A methodological limitation is the presence of the camera and senders’ knowledge that they were being recorded. Research has indicated that anticipation, context, social desirability, and display rules can impact expression presentation (Ekman and Friesen 1982; Ekman et al. 2005; Scherer and Bänziger 2010). We cannot know the impact this may have had on reactions and performances.

For our external condition expressions, the target expression used must be considered. Although randomly selected from the spontaneous expression videos in Zloteanu et al. (2018), the exemplar used may have impacted the produced expressions, and by extension decoders’ ratings. The use of multiple exemplars could have improved the reliability of our inferences, but at the cost of added variability and heterogeneity in performances, creating two sources of noise in the data (first from individual differences in sender ability and second from differences between exemplars; Coan and Allen 2007). Considering our aims, the ratings for the genuine and external condition expressions speak favorably towards the ability to successfully mimic a genuine-looking expression of surprise.

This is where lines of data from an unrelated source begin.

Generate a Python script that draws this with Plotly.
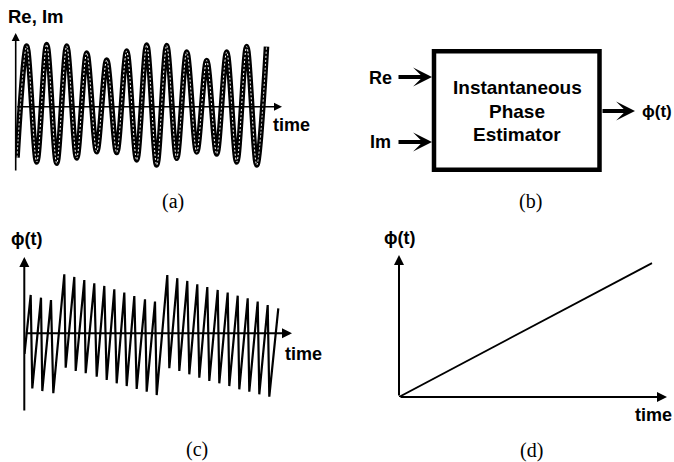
import plotly.graph_objects as go

W, H = 674, 462

# ---- (a) Re/Im baseband signal: alternating extrema (time, amplitude) ----
sig_t = [0.13, 1.1, 2.1, 3.1, 4.1, 5.1, 6.1, 7.1, 8.1, 9.1, 10.1, 11.1, 12.1,
         13.1, 14.1, 15.1, 16.1, 17.1, 18.1, 19.1, 20.1, 21.1, 22.1, 23.1, 24.1, 25.08]
sig_v = [-0.85, 1.01, -0.922, 1.037, -0.943, 1.01, -0.855, 0.895, -0.75, 0.778,
         -0.763, 0.928, -0.888, 1.028, -0.972, 1.02, -0.86, 0.912, -0.755, 0.77,
         -0.788, 0.912, -0.922, 1.003, -0.972, 1.0]

# ---- (c) wrapped instantaneous phase (time, radians) ----
wrap_t = [0.02, 0.64, 0.80, 1.67, 1.80, 2.67, 2.90, 4.00, 4.14, 5.00, 5.14, 6.00, 6.14,
          7.00, 7.24, 8.00, 8.24, 9.00, 9.24, 10.00, 10.24, 11.00, 11.24, 12.07, 12.24,
          13.07, 13.24, 14.30, 14.50, 15.30, 15.50, 16.30, 16.50, 17.30, 17.50, 18.30,
          18.50, 19.34, 19.50, 20.34, 20.50, 21.34, 21.50, 22.34, 22.50, 23.34, 23.50,
          24.34, 24.50, 25.40]
wrap_v = [-1.15, 2.13, -3.06, 1.98, -3.21, 1.85, -3.33, 3.28, -1.91, 3.13, -2.09, 2.96,
          -2.22, 2.78, -2.41, 2.63, -2.59, 2.44, -2.78, 2.26, -2.93, 2.07, -3.09, 1.89,
          -3.24, 1.76, -3.43, 3.24, -1.94, 3.06, -2.09, 2.91, -2.28, 2.72, -2.47, 2.57,
          -2.65, 2.41, -2.78, 2.26, -2.93, 2.09, -3.11, 1.94, -3.24, 1.76, -3.39, 1.57,
          -3.52, 1.39]

# ---- (d) unwrapped phase ----
lin_t = [0.0, 25.3]
lin_v = [0.0, 7.44]

# axis labels
LBL_SIG = "Re, Im"
LBL_TIME = "time"
LBL_PHI = "\u03d5(t)"
BLOCK_TEXT = ["Instantaneous", "Phase", "Estimator"]
PANEL_TAGS = ["(a)", "(b)", "(c)", "(d)"]

SANS = "Liberation Sans, Arial, Helvetica, sans-serif"
SERIF = "Liberation Serif, Times New Roman, serif"


def px(x):
    return x / W


def py(y):
    return 1 - y / H


def axes_for(ox, oy, sx, sy, left, top, right, bottom):
    """Domain and range so that data (0,0) lands at pixel (ox, oy)."""
    xa = dict(domain=[px(left), px(right)],
              range=[(left - ox) / sx, (right - ox) / sx])
    ya = dict(domain=[py(bottom), py(top)],
              range=[(oy - bottom) / sy, (oy - top) / sy])
    return xa, ya


hidden = dict(visible=False, showgrid=False, zeroline=False, fixedrange=True)

# panel boxes: origin, scale (px per unit), extent of the axis arrows
xa1, ya1 = axes_for(15.7, 106.7, 10, 60, 15.7, 33, 282, 172)
xa2, ya2 = axes_for(24.3, 333.3, 10, 18, 24.3, 257, 292, 412)
xa3, ya3 = axes_for(399, 397, 10, 18, 399, 255, 667, 397)

fig = go.Figure()

# (a) Re (solid) with Im (dashed) running through it
fig.add_trace(go.Scatter(x=sig_t, y=sig_v, mode="lines", name="Re",
                         line=dict(color="black", width=5.6, shape="spline", smoothing=0.9),
                         xaxis="x", yaxis="y", hoverinfo="skip"))
fig.add_trace(go.Scatter(x=sig_t, y=sig_v, mode="lines", name="Im",
                         line=dict(color="white", width=1.0, shape="spline", smoothing=0.9,
                                   dash="2px,2px"),
                         xaxis="x", yaxis="y", hoverinfo="skip"))

# (c) wrapped phase
fig.add_trace(go.Scatter(x=wrap_t, y=wrap_v, mode="lines",
                         line=dict(color="black", width=2.2),
                         xaxis="x2", yaxis="y2", hoverinfo="skip"))

# (d) unwrapped phase
fig.add_trace(go.Scatter(x=lin_t, y=lin_v, mode="lines",
                         line=dict(color="black", width=1.8),
                         xaxis="x3", yaxis="y3", hoverinfo="skip"))

ann = []


def axis_arrow(xr, yr, x0, y0, x1, y1, width):
    ann.append(dict(xref=xr, yref=yr, axref=xr, ayref=yr, x=x1, y=y1, ax=x0, ay=y0,
                    text="", showarrow=True, arrowhead=2, arrowsize=1.0,
                    arrowwidth=width, arrowcolor="black", standoff=0, startstandoff=0))


# axes with arrowheads, drawn in each panel's data units
axis_arrow("x", "y", 0, ya1["range"][0], 0, ya1["range"][1], 1.6)
axis_arrow("x", "y", 0, 0, xa1["range"][1], 0, 1.6)
axis_arrow("x2", "y2", 0, ya2["range"][0], 0, ya2["range"][1], 2.0)
axis_arrow("x2", "y2", 0, 0, xa2["range"][1], 0, 2.0)
axis_arrow("x3", "y3", 0, 0, 0, ya3["range"][1], 2.0)
axis_arrow("x3", "y3", 0, 0, xa3["range"][1], 0, 2.0)


def label(text, x, y, size=18, xanchor="center", family=SANS, bold=True):
    ann.append(dict(xref="paper", yref="paper", x=px(x), y=py(y),
                    text=f"<b>{text}</b>" if bold else text,
                    showarrow=False, xanchor=xanchor, yanchor="middle",
                    font=dict(family=family, size=size, color="black")))


label(LBL_SIG, 6, 16, xanchor="left", size=18.5)
label(LBL_TIME, 271, 125, xanchor="left")
label(LBL_PHI, 9, 239, xanchor="left")
label(LBL_TIME, 282.5, 354, xanchor="left")
label(LBL_PHI, 382, 238, xanchor="left")
label(LBL_TIME, 633, 415, xanchor="left")

# (b) block diagram
label("Re", 367, 78, xanchor="left")
label("Im", 368, 142, xanchor="left")
label(LBL_PHI, 640, 111, xanchor="left", size=17)
for i, line in enumerate(BLOCK_TEXT):
    label(line, 517, 87 + 24 * i, size=19)


def block_arrow(x_tail, x_head, y):
    ann.append(dict(xref="paper", yref="paper", axref="pixel", ayref="pixel",
                    x=px(x_head), y=py(y), ax=-(x_head - x_tail), ay=0, text="",
                    showarrow=True, arrowhead=3, arrowsize=0.75, arrowwidth=4.2,
                    arrowcolor="black", standoff=0, startstandoff=0))


block_arrow(397, 432, 77)
block_arrow(397, 432, 142)
block_arrow(601, 635, 111)

# panel tags
for tag, (x, y) in zip(PANEL_TAGS, [(172.5, 202), (530.5, 202), (196.5, 449), (531, 450)]):
    label(tag, x, y, size=20, family=SERIF, bold=False)

shapes = [dict(type="rect", xref="paper", yref="paper",
               x0=px(434), x1=px(599.5), y0=py(169.8), y1=py(51.3),
               line=dict(color="black", width=4.5), fillcolor="rgba(0,0,0,0)")]

fig.update_layout(
    width=W, height=H, margin=dict(l=0, r=0, t=0, b=0),
    paper_bgcolor="white", plot_bgcolor="white", showlegend=False,
    xaxis=dict(**hidden, **xa1), yaxis=dict(**hidden, **ya1),
    xaxis2=dict(**hidden, **xa2, anchor="y2"), yaxis2=dict(**hidden, **ya2, anchor="x2"),
    xaxis3=dict(**hidden, **xa3, anchor="y3"), yaxis3=dict(**hidden, **ya3, anchor="x3"),
    annotations=ann, shapes=shapes,
)

fig.write_html("out.html")
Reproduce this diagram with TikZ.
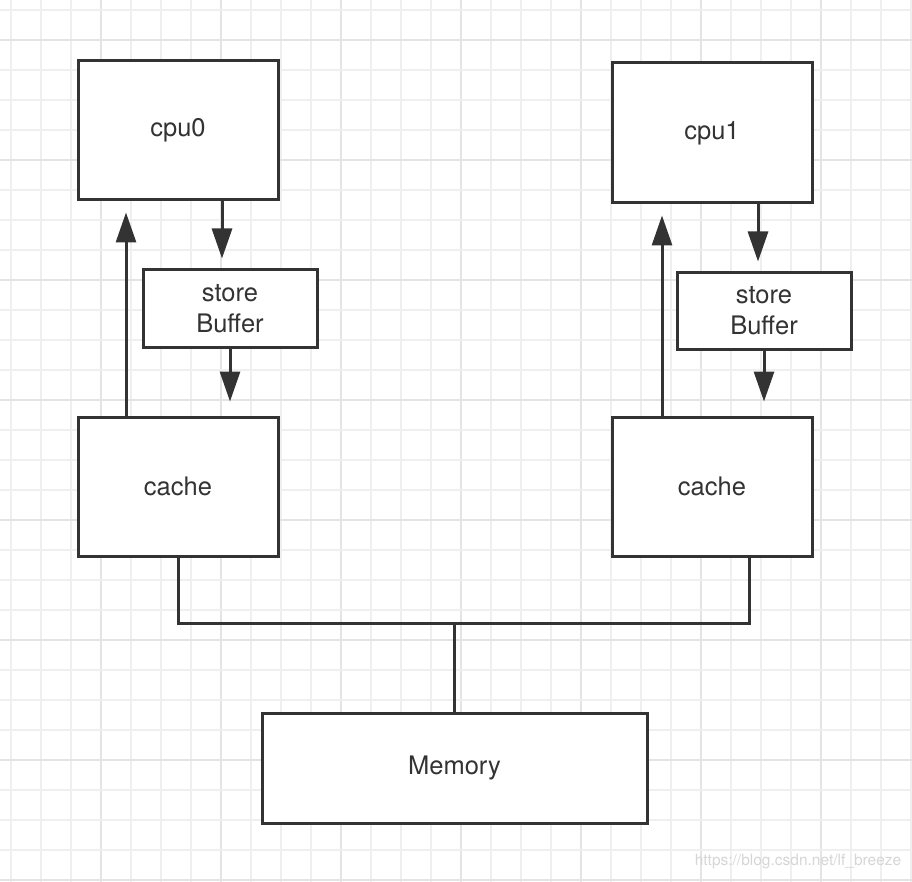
\documentclass[tikz,border=0pt]{standalone}
\usepackage{fontspec}
\setmainfont{TeX Gyre Heros}
\usepackage{tikz}
\usetikzlibrary{arrows.meta,calc}
\definecolor{ink}{HTML}{333333}
\definecolor{gridminor}{HTML}{EFEFEF}
\definecolor{gridmajor}{HTML}{E4E4E4}
\definecolor{mark}{HTML}{D6D6D6}
\tikzset{
  box/.style={draw=ink,line width=3pt,fill=white,inner sep=0pt,text=ink,
    font=\fontsize{25.5}{31}\selectfont,align=center},
  link/.style={draw=ink,line width=3pt},
  arr/.style={link,-{Triangle[length=30pt,width=20pt]}},
  gline/.style={line width=2pt}
}
\begin{document}
\begin{tikzpicture}[x=1pt,y=-1pt]
  \fill[white] (0,0) rectangle (912,882);
  \useasboundingbox (0,0) rectangle (912,882);
  %% grid paper
  \foreach \k in {0,...,30}{
    \pgfmathtruncatemacro{\m}{mod(\k,4)}
    \ifnum\m=3 \def\gc{gridmajor}\else\def\gc{gridminor}\fi
    \draw[gline,\gc] (11+30*\k,0) -- (11+30*\k,882);
  }
  \foreach \k in {0,...,29}{
    \pgfmathtruncatemacro{\m}{mod(\k,4)}
    \ifnum\m=1 \def\gc{gridmajor}\else\def\gc{gridminor}\fi
    \draw[gline,\gc] (0,10+30*\k) -- (912,10+30*\k);
  }
  %% left side
  \node[box,minimum width=200pt,minimum height=139pt] (cpu0) at (178,130.5) {cpu0};
  \node[box,minimum width=174pt,minimum height=77pt] (sb0) at (230,308.5) {store\\Buffer};
  \node[box,minimum width=200pt,minimum height=139pt] (cache0) at (178,486.5) {cache};
  %% right side
  \node[box,minimum width=200pt,minimum height=140pt] (cpu1) at (712,133) {cpu1};
  \node[box,minimum width=174pt,minimum height=76pt] (sb1) at (764,311) {store\\Buffer};
  \node[box,minimum width=200pt,minimum height=139pt] (cache1) at (712,486.5) {cache};
  %% memory
  \node[box,minimum width=385pt,minimum height=110pt] (mem) at (454.5,768) {Memory};
  %% arrows
  \draw[arr,shorten >=10pt] ([xshift=44pt]cpu0.south) -- ([xshift=44pt]cpu0.south |- sb0.north);
  \draw[arr,shorten >=14pt] (sb0.south) -- (sb0.south |- cache0.north);
  \draw[arr,shorten >=11pt] ([xshift=-52pt]cache0.north) -- ([xshift=-52pt]cache0.north |- cpu0.south);
  \draw[arr,shorten >=10pt] ([xshift=46pt]cpu1.south) -- ([xshift=46pt]cpu1.south |- sb1.north);
  \draw[arr,shorten >=14pt] (sb1.south) -- (sb1.south |- cache1.north);
  \draw[arr,shorten >=11pt] ([xshift=-50pt]cache1.north) -- ([xshift=-50pt]cache1.north |- cpu1.south);
  %% bus
  \coordinate (bus) at ($(cache0.south)+(0,66)$);
  \draw[link] (cache0.south) -- (bus) -| ([xshift=37pt]cache1.south);
  \draw[link] (mem.north) -- (mem.north |- bus);
  %% watermark
  \node[text=mark,font=\fontsize{15.5}{18}\selectfont,inner sep=0pt] (wm) at (798,862) {https://blog.csdn.net/lf\_breeze};
\end{tikzpicture}
\end{document}
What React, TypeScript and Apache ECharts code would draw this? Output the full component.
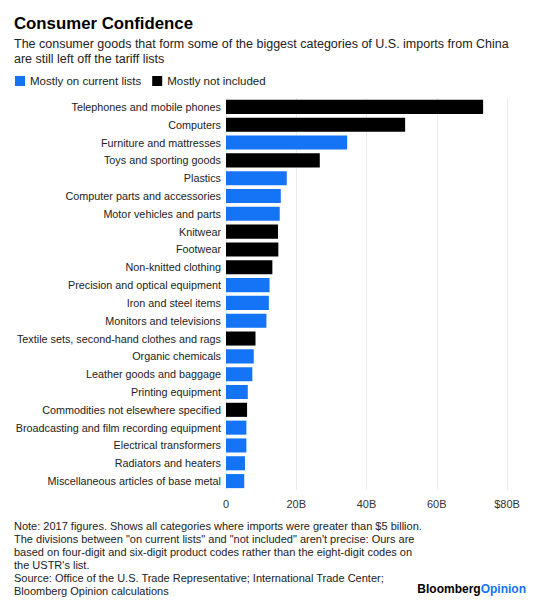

The current design did not allow for an exploration of gender-specific effects between decoders and senders. However, future expansions should consider this interaction, given gender differences in expression production (Brody and Hall 2008) and judgment (Gunnery and Ruben 2016).

Future Directions

Future expansions should focus on the methods through which posed expressions are produced in real-world interactions, comparing successful and unsuccessful performances. For example, convicts with psychopathic traits (e.g., flat affect) are better at deceiving others about being remorseful (Porter et al. 2009), supporting our assertion that knowledge of an emotional display is more important than the affect corresponding to said emotion. The present superiority of the external condition expressions supports this view.

Close consideration must also be given to the emotion being investigated. Decoders show variability in recognizing different emotions (e.g., surprise being highly recognizable; Gosselin et al. 1995), while senders show differences in their ability to voluntarily produce different emotional expressions (Gosselin et al. 2010).

Here, we focused on exploring the human perception of posed and spontaneous expressions. It falls to future research to analyze how such dynamic expressions differ (i.e., behaviorally) and which objective markers of affective authenticity, if any, separate genuine from non-genuine emotional displays. A machine-learning approach may reveal quantifiable and diagnostic differences between expressions under different elicitation conditions (even if such differences are not perceivable by humans). Subsequently, a lens model (Brunswik 1956; Scherer and Bänziger 2010) may be used, exploring how subjective judgment and objective markers combine in emotion recognition.

Conclusion

The approach described presently illustrates the importance of being explicit with the operationalization of emotional stimuli in studies of affective authenticity discrimination. The method used to produce posed expressions affected decoders’ ability to distinguish them from spontaneous surprise, resulting in differences in perceived intensity, genuineness, confidence, and accuracy. For successful “deceptive” expressions, having information on the physiognomic features of a spontaneous display (i.e., external expression) was more important than the affective experience (i.e., internal sensation). By these criteria, the Mimic method appears to be superior to Stanislavski for our senders. Our findings demonstrate the importance of the specific technique used to elicit emotional displays, and the need to treat authenticity discrimination separately from classification accuracy. These considerations may reduce inconsistencies regarding posed expressions and authenticity, whilst further improving the methodological rigor in the field of emotion recognition.